I’ll uncurse the caddy tonight, and if the former owner returns, I’ll buy it from him. Fair and square. Right now though, I have a far more important task: texting my sisters to tell them I’m going to kill them, in some fresh new way that is totally different from the other two times this week I threatened to do it.
Kennedy: Suffocation. Inside an antique tea caddy.
It only takes a moment for my younger sister to reply.
Hope: I don’t think we’d fit.
Kennedy: Oh, you will when I get through with you.
Our older sister, Turani, joins in.
Ani: Pfft. I’m not worried. To kill us, you’d need to come to Unstable. Which apparently has fallen off your GPS.
Kennedy: I missed one weekend. ONE. Also, the highway runs both ways. You could come here.
Ani: To that den of iniquity?
Kennedy: We call it ‘Boston’
Hope: Can we go pub-hopping?
Ani: Yes. When you’re twenty-one.
Ani: Now what’s this about a tea caddy?
Kennedy: Joker’s jinx Regency tea caddy. Guy barged in during a client showing.
Ani: I didn’t send him. H?
Hope: Hell, no. I learned my lesson. I hate you, by the way, K. I had a date last week. Made the mistake of offering to drive, forgetting that every time I sit in the driver’s seat, it makes a fart noise. 😾
Kennedy: Unhex it. Oh, wait, you can’t. Jinxed.
Hope: Hate. You.
Kennedy: Well, whoever sent the guy, please just don’t do it again.
Ani: We didn’t, K.
Kennedy: Confer. Get your story straight. Gotta run. 😘🔪🔪⚰️
They don’t text back to protest. They know better. One of them sent that guy, and I don’t care which one did—I just want it to stop.
My sisters aren’t trying to ruin my business. They just don’t understand why I need to have it in Boston, rather than Unstable where I’d pay a fraction of the rent and could cater to the steady stream of tourists. Except I don’t want bargain-hunting tourists. I also don’t want to live at home. Not right now.
Mom died of cancer a month before I fled to Boston. Three years earlier, a car accident claimed our father. That time I fled in the opposite direction—quitting college to come home and be with my family. After Mom died, I needed out. I needed to breathe, to be somewhere that didn’t have my parents—our family, our memories—imprinted on every damn blade of grass.

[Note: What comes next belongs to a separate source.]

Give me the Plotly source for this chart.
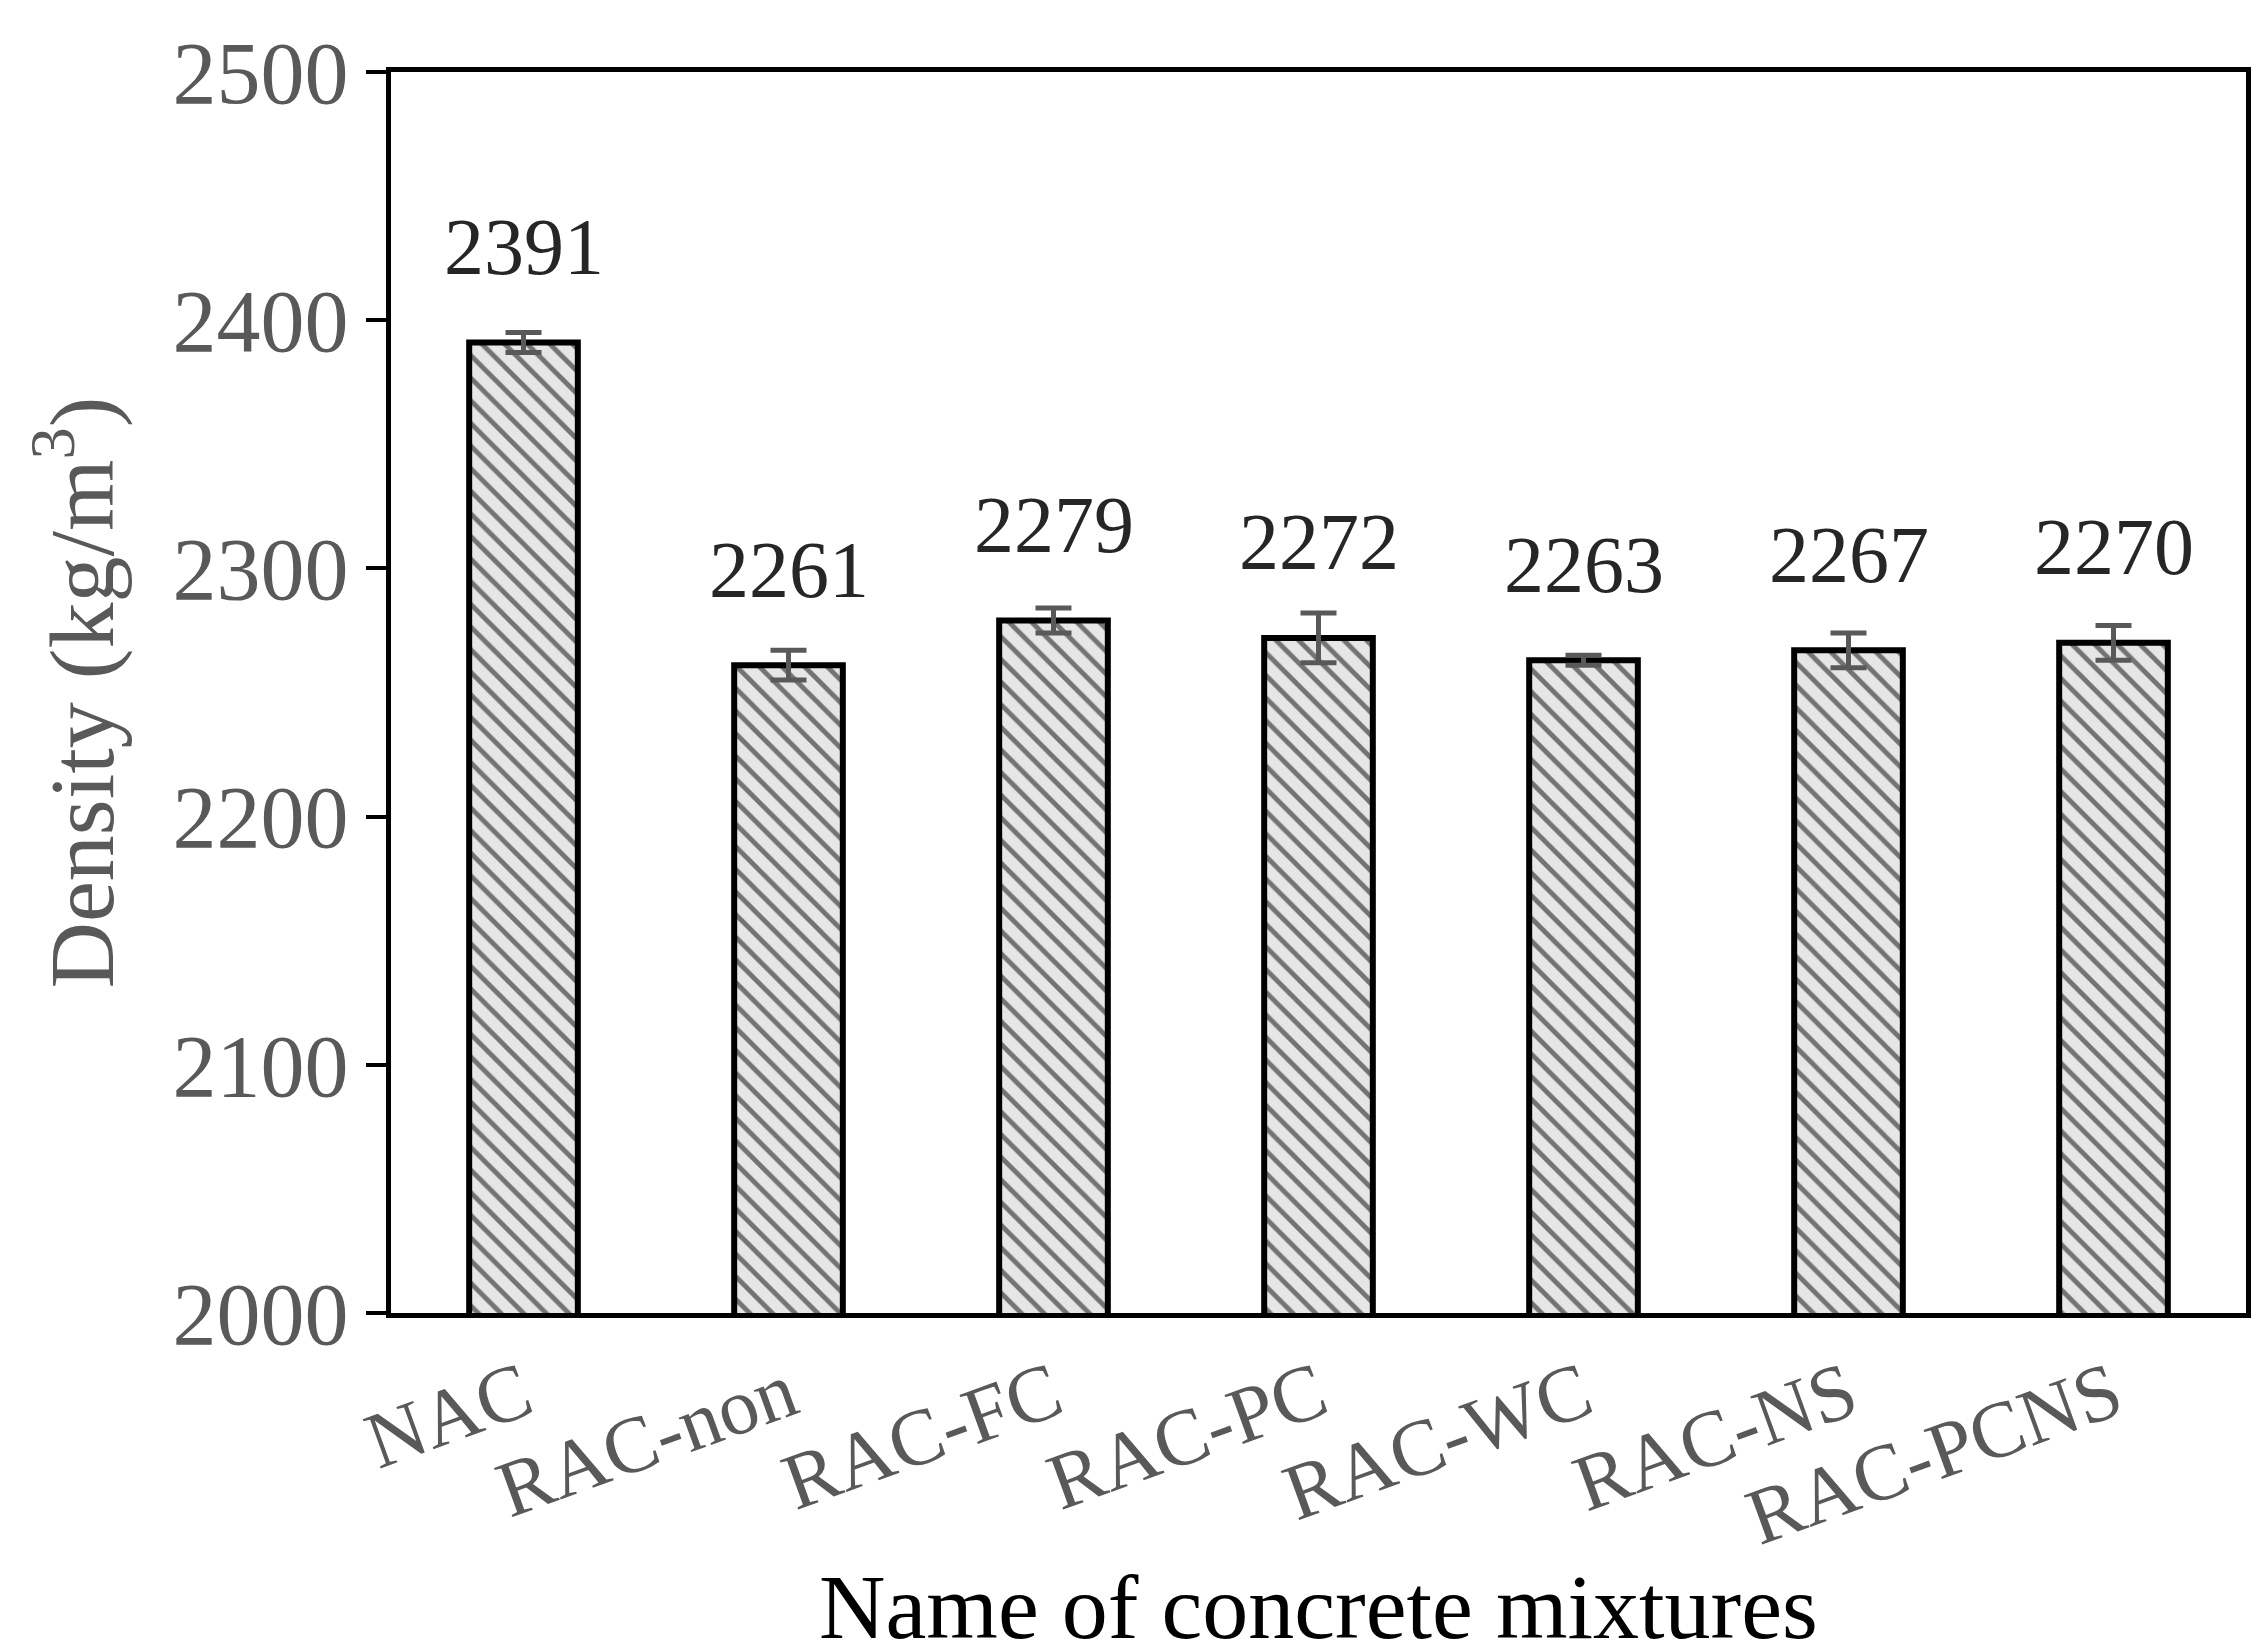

Besides, I’m twenty-five, and if there is an age when I should be spreading my wings—and sowing my wild oats—this is it. Yes, there are times when I miss Unstable and my sisters so badly I could cry. Times when I must admit that “sowing my wild oats” means “going to a bar, telling myself I’m going to hook up with a hot guy, and then spending all night chatting with the bartender instead.” But I just . . . I want to give this a shot. I want to prove that I can fly on my own, even if I don’t need to prove it to anyone but myself.